Expected number of uniform draws to exceed a first uniform draw I came across the following problem (Problem number 27 from here): Aaron samples from the Uniform(0,1) distribution. Then Brooke repeatedly samples from
the same distribution until she obtains a number higher than Aaron’s. How many samples
is she expected to make?
Here's my attempt:
Let the number of draws Brooke makes be $N$. Let Aaron draw $A$. Then given $A=a$, $N$ is a Geometric($1-a$) random variable, with expectation $1/(1-a)$. Hence,
$$
E[N] = E[E[N|A]] = E\left[\frac{1}{1-A}\right]
$$
Here's where I got stuck, because I don't think for $A\sim U(0,1)$, $E[(1-A)^{-1}]$ is finite.
You can check the link for a solution provided by the person who wrote the article (their answer is $\pi^2/6)$, but I don't see the flaw in my logic. Is the answer really $\infty$?
Related, but not exactly same problem: Ms. A selects a number $X$ randomly from the uniform distribution on $[0, 1]$. Then Mr. B repeatedly, and independently, draws numbers
 A: You are correct, and the reference wrong, as whuber just pointed out in comments. I will show another analysis leading to the correct answer.
As probabilities can be expressed as expectations, we can use the iterated expectation theorem also for probabilities to find directly the unconditional distribution of $N$. That gives
$$\DeclareMathOperator{\E}{\mathbb{E}} \DeclareMathOperator{\P}{\mathbb{P}}
\P(N=n)=\E \P(N=n \mid A=a)=\E A^{n-1} (1-A) = \E A^{n-1}-\E A^n =\\
\int_0^1 a^{n-1}\; da -\int_0^1 a^n\; da=\frac1{n(n+1)},\quad n=1,2,\dotsc
$$
Then the expectation is the sum
$$ \sum_{n=1}^\infty n\cdot \frac1{n(n+1)} =\infty $$
A: Your expression of
$E[N|A] = \frac{1}{1-A}$
is correct. Actually this is a general expression for the probability that an event does not occur in the first $(N-1)$ tests followed by a test with the event occurs, regardless of what distribution it is, where $A$ represents the probability that an event does not occur in a single test while $(1-A)$ represents the probability that the event occur in a single test. This expression is easy to understand and remember, since it simply says that if the probability that an event occurs in a single test is 0.1, then on average it needs 10 tests to see the event occurs.
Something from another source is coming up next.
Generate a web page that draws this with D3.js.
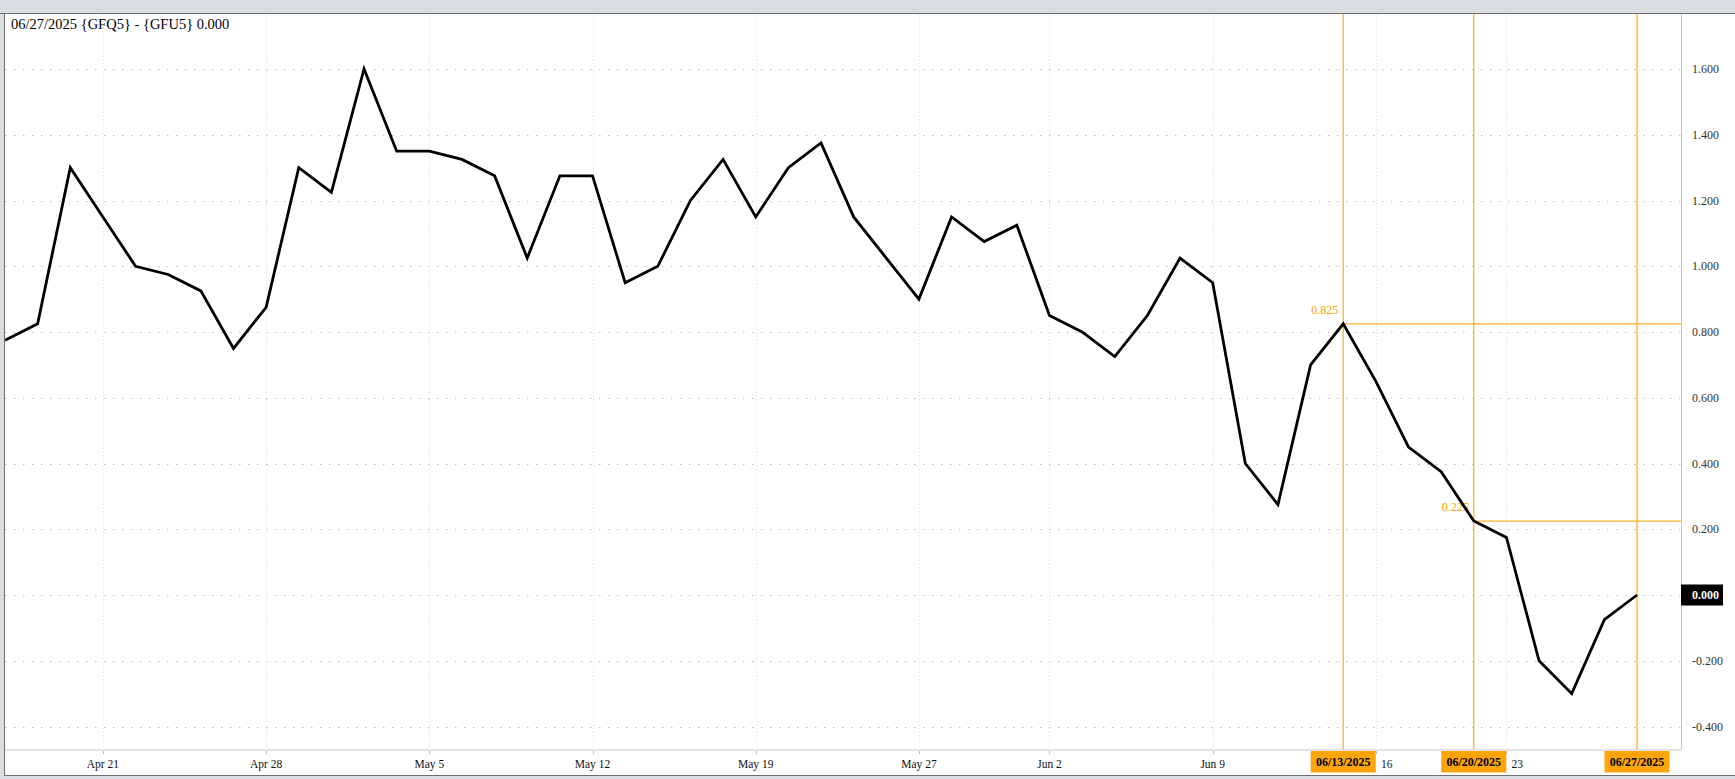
<!DOCTYPE html>
<html><head><meta charset="utf-8">
<script src="https://cdn.jsdelivr.net/npm/d3@7"></script>
<style>html,body{margin:0;padding:0;background:#dadde0;overflow:hidden}svg{display:block}</style>
</head><body><svg id="c" width="1735" height="779"></svg>
<script>
const title = "06/27/2025 {GFQ5} - {GFU5} 0.000";
const dates = ["2025-04-15","2025-04-16","2025-04-17","2025-04-21","2025-04-22","2025-04-23","2025-04-24","2025-04-25",
"2025-04-28","2025-04-29","2025-04-30","2025-05-01","2025-05-02","2025-05-05","2025-05-06","2025-05-07","2025-05-08","2025-05-09",
"2025-05-12","2025-05-13","2025-05-14","2025-05-15","2025-05-16","2025-05-19","2025-05-20","2025-05-21","2025-05-22","2025-05-23",
"2025-05-27","2025-05-28","2025-05-29","2025-05-30","2025-06-02","2025-06-03","2025-06-04","2025-06-05","2025-06-06",
"2025-06-09","2025-06-10","2025-06-11","2025-06-12","2025-06-13","2025-06-16","2025-06-17","2025-06-18","2025-06-20",
"2025-06-23","2025-06-24","2025-06-25","2025-06-26","2025-06-27"];
const values = [0.775,0.825,1.300,1.150,1.000,0.975,0.925,0.750,
0.875,1.300,1.225,1.600,1.350,1.350,1.325,1.275,1.025,1.275,
1.275,0.950,1.000,1.200,1.325,1.150,1.300,1.375,1.150,1.025,
0.900,1.150,1.075,1.125,0.850,0.800,0.725,0.850,1.025,
0.950,0.400,0.275,0.700,0.825,0.650,0.450,0.375,0.225,
0.175,-0.200,-0.300,-0.075,0.000];
const tickDates = ["2025-04-21","2025-04-28","2025-05-05","2025-05-12","2025-05-19","2025-05-27","2025-06-02","2025-06-09","2025-06-16","2025-06-23"];
const tickLabels = ["Apr 21","Apr 28","May 5","May 12","May 19","May 27","Jun 2","Jun 9","16","23"];
const yTicks = [-0.4,-0.2,0,0.2,0.4,0.6,0.8,1.0,1.2,1.4,1.6];
const markerDates = ["2025-06-13","2025-06-20","2025-06-27"];
const markerLabels = ["06/13/2025","06/20/2025","06/27/2025"];
const levelDates = ["2025-06-13","2025-06-20"];
const lastValue = 0.000;

const W = 1735, H = 779;
const plot = {left: 5, top: 14, right: 1681, bottom: 749.5};
const FONT = "'Liberation Serif', 'DejaVu Serif', serif";
const ORANGE = "#ffa50a";

const svg = d3.select("#c");
const x = d3.scalePoint().domain(dates).range([5, 1637]);
const y = d3.scaleLinear().domain([0, 1.6]).range([595, 69]);
const valueAt = d => values[dates.indexOf(d)];

// background + frame
svg.append("rect").attr("width", W).attr("height", H).attr("fill", "#dadde0");
svg.append("rect").attr("x", 5).attr("y", 14).attr("width", W - 5).attr("height", 761.5).attr("fill", "#fff");
svg.append("line").attr("x1", 0).attr("x2", W).attr("y1", 13.5).attr("y2", 13.5).attr("stroke", "#6e6e6e");
svg.append("line").attr("x1", 4.5).attr("x2", 4.5).attr("y1", 13.5).attr("y2", 776).attr("stroke", "#6e6e6e");
svg.append("line").attr("x1", 4.5).attr("x2", W).attr("y1", 775.5).attr("y2", 775.5).attr("stroke", "#6e6e6e");

// grid
const g = svg.append("g");
g.selectAll(".hg").data(yTicks).join("line")
  .attr("x1", plot.left).attr("x2", plot.right)
  .attr("y1", d => Math.round(y(d)) + 0.5).attr("y2", d => Math.round(y(d)) + 0.5)
  .attr("stroke", "#bcbcbc").attr("stroke-dasharray", "1.5,7.5");
g.selectAll(".vg").data(tickDates).join("line")
  .attr("x1", d => Math.round(x(d)) + 0.5).attr("x2", d => Math.round(x(d)) + 0.5)
  .attr("y1", plot.top).attr("y2", plot.bottom)
  .attr("stroke", "#dcdcdc").attr("stroke-dasharray", "1,2.5");

// plot borders
svg.append("line").attr("x1", plot.right + 0.5).attr("x2", plot.right + 0.5).attr("y1", 14).attr("y2", 750.5).attr("stroke", "#c8c8c8");
svg.append("line").attr("x1", 5).attr("x2", plot.right + 1).attr("y1", 750).attr("y2", 750).attr("stroke", "#e3e3e3").attr("stroke-width", 2);

// x ticks
svg.selectAll(".xt").data(tickDates).join("line")
  .attr("x1", d => Math.round(x(d)) + 0.5).attr("x2", d => Math.round(x(d)) + 0.5)
  .attr("y1", 751).attr("y2", 754).attr("stroke", "#bdbdbd");
const markerX = markerDates.map(d => x(d));
const nearMarker = d => markerX.some(m => Math.abs(m - x(d)) < 45);
svg.selectAll(".xl").data(tickDates).join("text")
  .attr("x", d => nearMarker(d) ? x(d) + 5 : x(d))
  .attr("y", 768)
  .attr("text-anchor", d => nearMarker(d) ? "start" : "middle")
  .attr("font-family", FONT).attr("font-size", 11.5).attr("fill", "#111")
  .text((d, i) => tickLabels[i]);

// clip
svg.append("clipPath").attr("id", "clip").append("rect")
  .attr("x", plot.left).attr("y", plot.top).attr("width", plot.right - plot.left).attr("height", plot.bottom - plot.top);

// marker vertical lines
svg.selectAll(".mv").data(markerDates).join("line")
  .attr("x1", d => x(d)).attr("x2", d => x(d))
  .attr("y1", plot.top).attr("y2", plot.bottom)
  .attr("stroke", ORANGE).attr("stroke-width", 1.3).attr("opacity", 0.85);

// level lines
svg.selectAll(".lv").data(levelDates).join("line")
  .attr("x1", d => x(d)).attr("x2", plot.right)
  .attr("y1", d => y(valueAt(d))).attr("y2", d => y(valueAt(d)))
  .attr("stroke", ORANGE).attr("stroke-width", 1.3).attr("opacity", 0.85);
svg.selectAll(".ll").data(levelDates).join("text")
  .attr("x", d => x(d) - 5).attr("y", d => y(valueAt(d)) - 10)
  .attr("text-anchor", "end").attr("font-family", FONT).attr("font-size", 12)
  .attr("fill", "#ffa200").text(d => d3.format(".3f")(valueAt(d)));

// series line
const line = d3.line().x((d, i) => x(dates[i])).y(d => y(d));
svg.append("path").datum(values).attr("clip-path", "url(#clip)")
  .attr("d", line).attr("fill", "none").attr("stroke", "#000")
  .attr("stroke-width", 2.8).attr("stroke-linejoin", "miter");

// y labels
svg.selectAll(".yl").data(yTicks).join("text")
  .attr("x", 1692).attr("y", d => y(d) + 4)
  .attr("font-family", FONT).attr("font-size", 12).attr("fill", "#333")
  .text(d => d3.format(".3f")(d).replace("−", "-"));

// last value box
svg.append("rect").attr("x", plot.right).attr("y", y(lastValue) - 10.5).attr("width", 42).attr("height", 21).attr("fill", "#000");
svg.append("text").attr("x", 1692).attr("y", y(lastValue) + 4)
  .attr("font-family", FONT).attr("font-size", 12).attr("font-weight", "bold").attr("fill", "#fff")
  .text(d3.format(".3f")(lastValue));

// date badges
const badges = svg.selectAll(".bd").data(markerDates).join("g");
badges.append("rect").attr("x", d => x(d) - 32.5).attr("y", 751).attr("width", 65).attr("height", 21.5).attr("fill", ORANGE);
badges.append("text").attr("x", d => x(d)).attr("y", 765.5).attr("text-anchor", "middle")
  .attr("font-family", FONT).attr("font-size", 12).attr("font-weight", "bold").attr("fill", "#000")
  .text((d, i) => markerLabels[i]);

// title
svg.append("text").attr("x", 11).attr("y", 29).attr("font-family", FONT).attr("font-size", 14.5).attr("fill", "#000").text(title);
</script>
</body></html>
Your result for $E[(1−A)^{−1}]$ goes to infinity is also correct. The reason is that "Aaron samples from the Uniform(0,1) distribution". As two extreme cases, if Aaron's number is 0, obviously Brooke only needs to sample once $(N=1)$; However, if Aaron's number is 1 (or infinitely approaches 1), then even Brooke samples infinite times she still can not get a number greater than 1. Anyway, since the sampled number is from the Uniform(0,1), indeed, $E[N]$ is infinite.